┌──

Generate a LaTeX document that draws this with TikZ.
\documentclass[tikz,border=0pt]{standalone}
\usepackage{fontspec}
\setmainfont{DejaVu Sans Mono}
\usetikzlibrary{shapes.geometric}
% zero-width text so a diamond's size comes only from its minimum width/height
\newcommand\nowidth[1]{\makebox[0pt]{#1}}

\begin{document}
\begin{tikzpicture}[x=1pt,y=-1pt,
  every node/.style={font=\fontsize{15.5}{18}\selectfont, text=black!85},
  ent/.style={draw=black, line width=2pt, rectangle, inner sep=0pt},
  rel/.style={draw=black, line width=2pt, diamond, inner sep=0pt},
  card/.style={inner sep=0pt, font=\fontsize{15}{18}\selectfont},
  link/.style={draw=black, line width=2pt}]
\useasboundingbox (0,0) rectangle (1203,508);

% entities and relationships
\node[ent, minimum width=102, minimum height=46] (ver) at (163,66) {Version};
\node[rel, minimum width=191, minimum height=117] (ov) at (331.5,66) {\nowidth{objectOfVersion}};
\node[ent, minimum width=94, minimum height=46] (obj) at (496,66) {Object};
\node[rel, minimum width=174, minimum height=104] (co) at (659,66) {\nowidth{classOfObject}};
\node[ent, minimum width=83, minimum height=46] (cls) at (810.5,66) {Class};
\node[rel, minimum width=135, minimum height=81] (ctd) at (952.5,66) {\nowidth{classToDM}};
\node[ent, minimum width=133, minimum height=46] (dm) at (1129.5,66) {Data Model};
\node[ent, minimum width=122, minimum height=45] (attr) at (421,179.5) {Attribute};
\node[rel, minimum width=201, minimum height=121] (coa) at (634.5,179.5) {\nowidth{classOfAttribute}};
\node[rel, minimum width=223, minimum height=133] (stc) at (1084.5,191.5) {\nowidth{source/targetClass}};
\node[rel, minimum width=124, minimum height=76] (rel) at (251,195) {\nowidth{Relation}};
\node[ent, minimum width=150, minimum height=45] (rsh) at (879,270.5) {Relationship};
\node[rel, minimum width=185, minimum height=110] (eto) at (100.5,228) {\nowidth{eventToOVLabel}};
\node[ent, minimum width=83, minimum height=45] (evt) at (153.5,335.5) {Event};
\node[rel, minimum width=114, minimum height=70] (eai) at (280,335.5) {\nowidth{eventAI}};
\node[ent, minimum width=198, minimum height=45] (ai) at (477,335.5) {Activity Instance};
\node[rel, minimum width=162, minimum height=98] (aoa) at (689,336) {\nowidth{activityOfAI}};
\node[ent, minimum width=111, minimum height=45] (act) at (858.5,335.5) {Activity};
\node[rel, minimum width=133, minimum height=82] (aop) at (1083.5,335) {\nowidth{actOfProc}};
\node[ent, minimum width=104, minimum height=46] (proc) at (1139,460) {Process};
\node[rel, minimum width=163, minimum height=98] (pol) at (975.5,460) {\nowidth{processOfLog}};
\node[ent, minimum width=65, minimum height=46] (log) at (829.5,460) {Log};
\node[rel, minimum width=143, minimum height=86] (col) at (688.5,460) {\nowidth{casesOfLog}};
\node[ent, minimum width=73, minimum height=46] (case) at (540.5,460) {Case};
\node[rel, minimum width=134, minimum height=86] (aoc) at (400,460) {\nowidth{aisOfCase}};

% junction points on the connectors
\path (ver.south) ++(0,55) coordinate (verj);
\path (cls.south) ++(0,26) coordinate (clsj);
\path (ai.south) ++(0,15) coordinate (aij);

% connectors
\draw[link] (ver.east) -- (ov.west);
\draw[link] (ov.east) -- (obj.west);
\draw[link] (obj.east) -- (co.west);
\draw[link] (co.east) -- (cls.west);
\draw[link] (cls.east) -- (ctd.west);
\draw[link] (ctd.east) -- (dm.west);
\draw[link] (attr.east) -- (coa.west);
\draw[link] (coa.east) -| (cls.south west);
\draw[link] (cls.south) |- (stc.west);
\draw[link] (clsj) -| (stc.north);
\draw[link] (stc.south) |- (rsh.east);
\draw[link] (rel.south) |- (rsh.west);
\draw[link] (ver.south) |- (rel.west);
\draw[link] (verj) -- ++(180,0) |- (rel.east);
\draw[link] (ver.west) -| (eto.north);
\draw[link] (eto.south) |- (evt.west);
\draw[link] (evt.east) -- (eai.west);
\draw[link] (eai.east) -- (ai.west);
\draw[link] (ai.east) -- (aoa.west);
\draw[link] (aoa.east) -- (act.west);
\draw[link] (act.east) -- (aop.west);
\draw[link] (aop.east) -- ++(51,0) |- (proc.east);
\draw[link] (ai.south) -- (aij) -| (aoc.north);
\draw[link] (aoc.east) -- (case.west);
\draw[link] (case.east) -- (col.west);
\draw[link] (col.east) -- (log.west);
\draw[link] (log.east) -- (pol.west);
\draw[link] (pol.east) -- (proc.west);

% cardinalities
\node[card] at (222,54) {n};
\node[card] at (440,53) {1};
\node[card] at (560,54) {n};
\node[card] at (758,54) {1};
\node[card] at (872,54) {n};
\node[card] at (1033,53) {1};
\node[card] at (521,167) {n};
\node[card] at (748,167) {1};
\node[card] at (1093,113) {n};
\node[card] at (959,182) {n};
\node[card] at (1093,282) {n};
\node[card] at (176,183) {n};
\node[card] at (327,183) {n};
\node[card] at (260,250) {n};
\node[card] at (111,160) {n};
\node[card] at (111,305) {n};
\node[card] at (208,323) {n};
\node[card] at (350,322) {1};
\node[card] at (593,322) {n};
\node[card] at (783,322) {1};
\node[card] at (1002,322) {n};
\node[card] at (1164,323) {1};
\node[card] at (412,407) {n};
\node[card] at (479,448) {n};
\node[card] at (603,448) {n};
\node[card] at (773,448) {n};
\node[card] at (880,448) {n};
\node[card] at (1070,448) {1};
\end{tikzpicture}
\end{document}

└──

Write out a verbatim copy of the data, beginning with its first line and ending with the line that contains "(0,0) rectangle (1203,508);".

Generate a LaTeX document that draws this with TikZ.
\documentclass[tikz,border=0pt]{standalone}
\usepackage{fontspec}
\setmainfont{DejaVu Sans Mono}
\usetikzlibrary{shapes.geometric}
% zero-width text so a diamond's size comes only from its minimum width/height
\newcommand\nowidth[1]{\makebox[0pt]{#1}}

\begin{document}
\begin{tikzpicture}[x=1pt,y=-1pt,
  every node/.style={font=\fontsize{15.5}{18}\selectfont, text=black!85},
  ent/.style={draw=black, line width=2pt, rectangle, inner sep=0pt},
  rel/.style={draw=black, line width=2pt, diamond, inner sep=0pt},
  card/.style={inner sep=0pt, font=\fontsize{15}{18}\selectfont},
  link/.style={draw=black, line width=2pt}]
\useasboundingbox (0,0) rectangle (1203,508);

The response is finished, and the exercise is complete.